**What you should do**
All lines from the beginning of the listing through the line with "(ami) at (451,-446)" are to be copied word for word; the pictures are not.

**Data**
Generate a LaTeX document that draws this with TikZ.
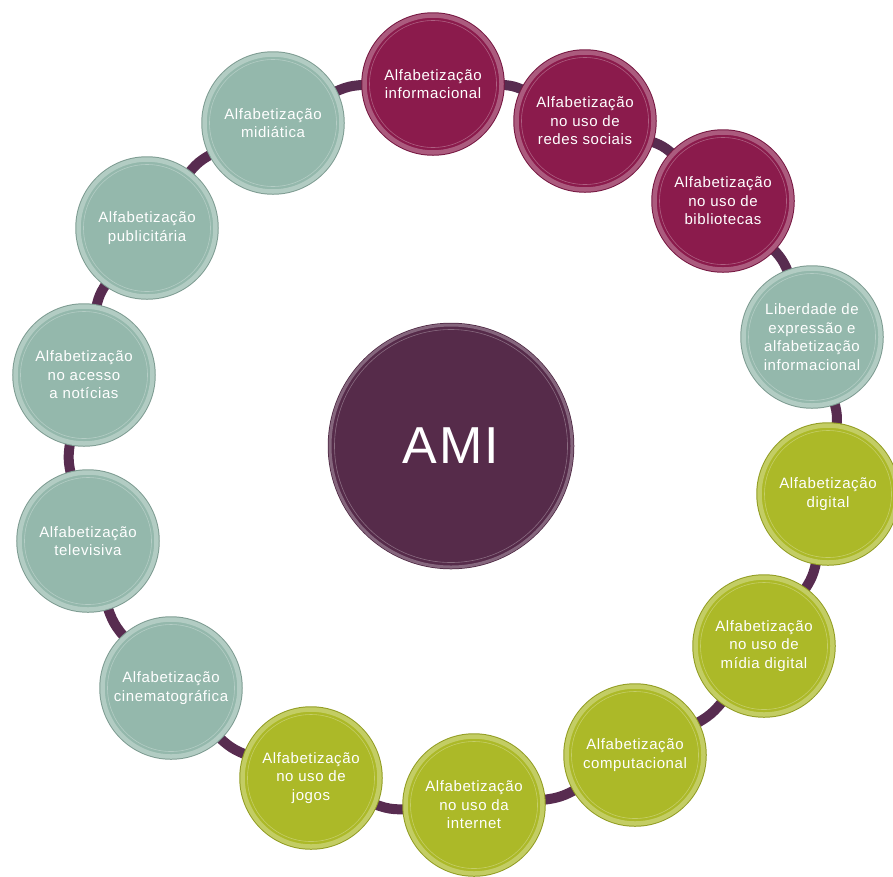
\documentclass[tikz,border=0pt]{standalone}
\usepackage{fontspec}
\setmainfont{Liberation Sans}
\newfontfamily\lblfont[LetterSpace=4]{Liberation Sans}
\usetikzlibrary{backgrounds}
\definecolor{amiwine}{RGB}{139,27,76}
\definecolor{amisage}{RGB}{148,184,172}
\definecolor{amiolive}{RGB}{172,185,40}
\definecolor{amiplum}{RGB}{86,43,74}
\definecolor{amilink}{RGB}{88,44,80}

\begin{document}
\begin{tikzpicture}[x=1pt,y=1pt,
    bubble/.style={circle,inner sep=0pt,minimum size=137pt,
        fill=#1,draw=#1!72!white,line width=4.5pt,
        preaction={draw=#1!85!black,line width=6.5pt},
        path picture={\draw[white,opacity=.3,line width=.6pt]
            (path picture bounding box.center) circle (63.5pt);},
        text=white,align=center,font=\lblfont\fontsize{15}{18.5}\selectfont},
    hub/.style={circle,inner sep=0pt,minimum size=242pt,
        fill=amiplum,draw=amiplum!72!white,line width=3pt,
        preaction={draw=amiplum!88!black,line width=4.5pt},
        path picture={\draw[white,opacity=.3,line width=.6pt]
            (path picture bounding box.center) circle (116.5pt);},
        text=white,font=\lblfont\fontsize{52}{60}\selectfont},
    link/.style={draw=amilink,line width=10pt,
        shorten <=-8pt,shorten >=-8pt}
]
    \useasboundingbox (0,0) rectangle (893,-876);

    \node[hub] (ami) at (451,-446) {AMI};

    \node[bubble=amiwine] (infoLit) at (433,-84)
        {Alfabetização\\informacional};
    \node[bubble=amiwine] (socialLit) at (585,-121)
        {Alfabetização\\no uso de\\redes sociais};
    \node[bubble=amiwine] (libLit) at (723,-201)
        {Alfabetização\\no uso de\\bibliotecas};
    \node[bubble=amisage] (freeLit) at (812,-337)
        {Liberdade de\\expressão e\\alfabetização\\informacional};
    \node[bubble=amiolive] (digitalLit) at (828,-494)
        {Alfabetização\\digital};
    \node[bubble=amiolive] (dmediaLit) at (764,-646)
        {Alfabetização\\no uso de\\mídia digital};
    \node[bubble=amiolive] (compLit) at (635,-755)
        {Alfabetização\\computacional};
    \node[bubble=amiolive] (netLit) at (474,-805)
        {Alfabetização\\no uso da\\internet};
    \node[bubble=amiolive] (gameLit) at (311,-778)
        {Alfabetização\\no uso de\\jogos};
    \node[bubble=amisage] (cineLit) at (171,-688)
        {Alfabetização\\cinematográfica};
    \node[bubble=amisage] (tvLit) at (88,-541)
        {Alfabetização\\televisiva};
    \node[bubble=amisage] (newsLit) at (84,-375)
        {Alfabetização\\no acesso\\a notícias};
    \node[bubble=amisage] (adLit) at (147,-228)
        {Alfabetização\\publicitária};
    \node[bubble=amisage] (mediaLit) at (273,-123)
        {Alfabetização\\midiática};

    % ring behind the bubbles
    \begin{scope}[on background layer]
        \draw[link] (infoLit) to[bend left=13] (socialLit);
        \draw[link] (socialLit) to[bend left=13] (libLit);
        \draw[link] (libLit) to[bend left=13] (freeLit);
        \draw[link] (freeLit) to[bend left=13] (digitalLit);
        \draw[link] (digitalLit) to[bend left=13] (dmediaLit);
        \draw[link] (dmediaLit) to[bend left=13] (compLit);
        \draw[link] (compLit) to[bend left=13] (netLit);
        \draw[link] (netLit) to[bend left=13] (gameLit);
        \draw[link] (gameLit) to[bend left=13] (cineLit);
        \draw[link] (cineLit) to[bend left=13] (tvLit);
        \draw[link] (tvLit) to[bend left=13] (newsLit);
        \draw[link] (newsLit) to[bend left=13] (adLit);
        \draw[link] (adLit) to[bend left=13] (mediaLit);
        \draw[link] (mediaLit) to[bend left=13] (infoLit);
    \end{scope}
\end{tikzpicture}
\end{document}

**Response to this exercise**
Generate a LaTeX document that draws this with TikZ.
\documentclass[tikz,border=0pt]{standalone}
\usepackage{fontspec}
\setmainfont{Liberation Sans}
\newfontfamily\lblfont[LetterSpace=4]{Liberation Sans}
\usetikzlibrary{backgrounds}
\definecolor{amiwine}{RGB}{139,27,76}
\definecolor{amisage}{RGB}{148,184,172}
\definecolor{amiolive}{RGB}{172,185,40}
\definecolor{amiplum}{RGB}{86,43,74}
\definecolor{amilink}{RGB}{88,44,80}

\begin{document}
\begin{tikzpicture}[x=1pt,y=1pt,
    bubble/.style={circle,inner sep=0pt,minimum size=137pt,
        fill=#1,draw=#1!72!white,line width=4.5pt,
        preaction={draw=#1!85!black,line width=6.5pt},
        path picture={\draw[white,opacity=.3,line width=.6pt]
            (path picture bounding box.center) circle (63.5pt);},
        text=white,align=center,font=\lblfont\fontsize{15}{18.5}\selectfont},
    hub/.style={circle,inner sep=0pt,minimum size=242pt,
        fill=amiplum,draw=amiplum!72!white,line width=3pt,
        preaction={draw=amiplum!88!black,line width=4.5pt},
        path picture={\draw[white,opacity=.3,line width=.6pt]
            (path picture bounding box.center) circle (116.5pt);},
        text=white,font=\lblfont\fontsize{52}{60}\selectfont},
    link/.style={draw=amilink,line width=10pt,
        shorten <=-8pt,shorten >=-8pt}
]
    \useasboundingbox (0,0) rectangle (893,-876);

    \node[hub] (ami) at (451,-446) {AMI};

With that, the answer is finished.